5.9% ABV and 177 calories a serve size, this is 500ml making it
It displays all the classic stout characteristics. Black as tar, opulent roast and chocolate notes yet hopped in the way we would hop an American Style Pale Ale.
The malt grist is made up primarily of ale, roast barley, chocolate and crystal malts, with rolled oats included to add that smooth mouth feel.
Fermenting with an English Ale yeast has added a luxurious depth to the malty mouthfeel. Once this yeast has almost done its work, we have pumped another massive dose of hop pellets into the fermenter.
So, What could possibly go wrong? Lovely bottle presentation, silver label and all, and other interesting things on there about what to expect in a nice graphic format. Mostly hoppy, dark and middle sweetness. So there. Mind I’ve had a white stout so it’s useful information.
On opening there is a lovely chocolate malty aroma, very pleasing on the nose.
It’s very lively and I got a head that’s about 505% of the pour, which is disappointing and entertaining at the same time.
And that’s a bit splendid as beers go, lovely richness and smoothness, big mouthfeel of softness and a hit of bitterness at the back. Get in!
I think this is a beer that could do with even more fullness in the middle, and less lively on the pour as second attempt ended the same.

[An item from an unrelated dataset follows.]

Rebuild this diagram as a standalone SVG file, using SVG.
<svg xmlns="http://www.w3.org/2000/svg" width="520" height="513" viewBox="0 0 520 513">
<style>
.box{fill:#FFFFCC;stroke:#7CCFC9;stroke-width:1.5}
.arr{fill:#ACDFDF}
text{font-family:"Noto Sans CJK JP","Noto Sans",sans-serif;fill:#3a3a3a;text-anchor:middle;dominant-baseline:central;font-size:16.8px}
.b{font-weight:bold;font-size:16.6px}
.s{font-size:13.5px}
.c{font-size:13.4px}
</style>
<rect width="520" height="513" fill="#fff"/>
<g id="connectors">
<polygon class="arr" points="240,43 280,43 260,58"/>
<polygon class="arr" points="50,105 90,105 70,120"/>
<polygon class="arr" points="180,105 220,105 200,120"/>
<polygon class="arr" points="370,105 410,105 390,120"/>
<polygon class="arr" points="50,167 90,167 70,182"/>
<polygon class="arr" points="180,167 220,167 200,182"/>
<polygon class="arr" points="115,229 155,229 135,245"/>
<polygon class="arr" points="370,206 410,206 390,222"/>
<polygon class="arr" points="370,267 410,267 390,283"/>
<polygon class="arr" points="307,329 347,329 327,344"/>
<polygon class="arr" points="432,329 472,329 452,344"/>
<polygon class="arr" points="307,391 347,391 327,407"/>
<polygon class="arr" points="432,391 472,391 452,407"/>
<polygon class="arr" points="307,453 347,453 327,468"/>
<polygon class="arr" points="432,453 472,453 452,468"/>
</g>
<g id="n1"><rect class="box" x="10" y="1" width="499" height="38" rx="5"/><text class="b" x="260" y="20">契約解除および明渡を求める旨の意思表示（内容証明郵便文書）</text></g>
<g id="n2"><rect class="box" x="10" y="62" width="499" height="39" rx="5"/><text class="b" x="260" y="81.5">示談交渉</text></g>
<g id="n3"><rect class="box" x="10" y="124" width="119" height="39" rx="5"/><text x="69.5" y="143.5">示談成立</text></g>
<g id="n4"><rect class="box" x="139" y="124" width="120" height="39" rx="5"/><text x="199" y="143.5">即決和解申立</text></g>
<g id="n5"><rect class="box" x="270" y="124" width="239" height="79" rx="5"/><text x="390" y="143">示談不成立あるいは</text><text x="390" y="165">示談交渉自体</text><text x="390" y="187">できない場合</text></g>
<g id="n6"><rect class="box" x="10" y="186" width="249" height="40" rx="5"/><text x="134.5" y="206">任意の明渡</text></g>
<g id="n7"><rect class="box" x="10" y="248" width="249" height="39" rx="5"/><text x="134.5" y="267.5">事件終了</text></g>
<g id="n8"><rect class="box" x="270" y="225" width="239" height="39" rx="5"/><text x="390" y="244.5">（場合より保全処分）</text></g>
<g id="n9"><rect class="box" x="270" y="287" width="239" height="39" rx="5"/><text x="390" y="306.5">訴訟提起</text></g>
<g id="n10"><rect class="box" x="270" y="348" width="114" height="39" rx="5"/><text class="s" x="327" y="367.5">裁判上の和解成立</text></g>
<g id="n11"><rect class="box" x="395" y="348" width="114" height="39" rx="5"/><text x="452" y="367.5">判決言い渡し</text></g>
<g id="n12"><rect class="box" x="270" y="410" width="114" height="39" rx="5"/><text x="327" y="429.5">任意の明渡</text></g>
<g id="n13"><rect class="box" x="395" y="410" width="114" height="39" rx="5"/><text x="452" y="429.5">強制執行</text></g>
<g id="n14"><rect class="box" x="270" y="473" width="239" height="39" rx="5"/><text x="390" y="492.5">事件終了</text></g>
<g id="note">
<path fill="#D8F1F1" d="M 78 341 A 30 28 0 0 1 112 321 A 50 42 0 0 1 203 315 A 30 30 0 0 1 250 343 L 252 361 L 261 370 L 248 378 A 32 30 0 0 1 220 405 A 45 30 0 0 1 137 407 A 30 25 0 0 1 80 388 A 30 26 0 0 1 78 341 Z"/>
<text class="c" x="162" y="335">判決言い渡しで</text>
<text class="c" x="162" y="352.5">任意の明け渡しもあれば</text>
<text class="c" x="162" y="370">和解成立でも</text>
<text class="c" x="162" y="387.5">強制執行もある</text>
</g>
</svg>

Clever how they managed to keep some of that chocolate familiarity and then bang in a hop bite at the back, that’s very engaging, but I think there might be a reason that it’s not the standard finish to a Stout beer style. It isn’t like this is a game changer either, it’s a pleasant and enjoyable beer, and that’s all it really is.
… some time later…. after I’d cooked a lamb rack on the BBQ and had a couple of other beers I remembered I hadn’t finished here. What might that tell you?
The pdubyah-o-meter rates this as 8 of its things from the thing. For all of its highlights there aren’t quite enough of them to lift this beer from where it is to where it might be going. Needed more body oomph in my opinion to make this a beer you really have to ‘chew’ on and get all that fullness of mouthfeel from. It’s a good idea but it’s just a mash up that kind of doesn’t really reach the mark it sets for itself. I wait for the next version …..
The double dip review
Many stouts do not fit the classic “Irish” definition as exemplified by Guinness, either due to their hop or roast rates, or higher gravity (in the case of many American stouts). They are still basic stouts, however, not falling into any of the subclasses.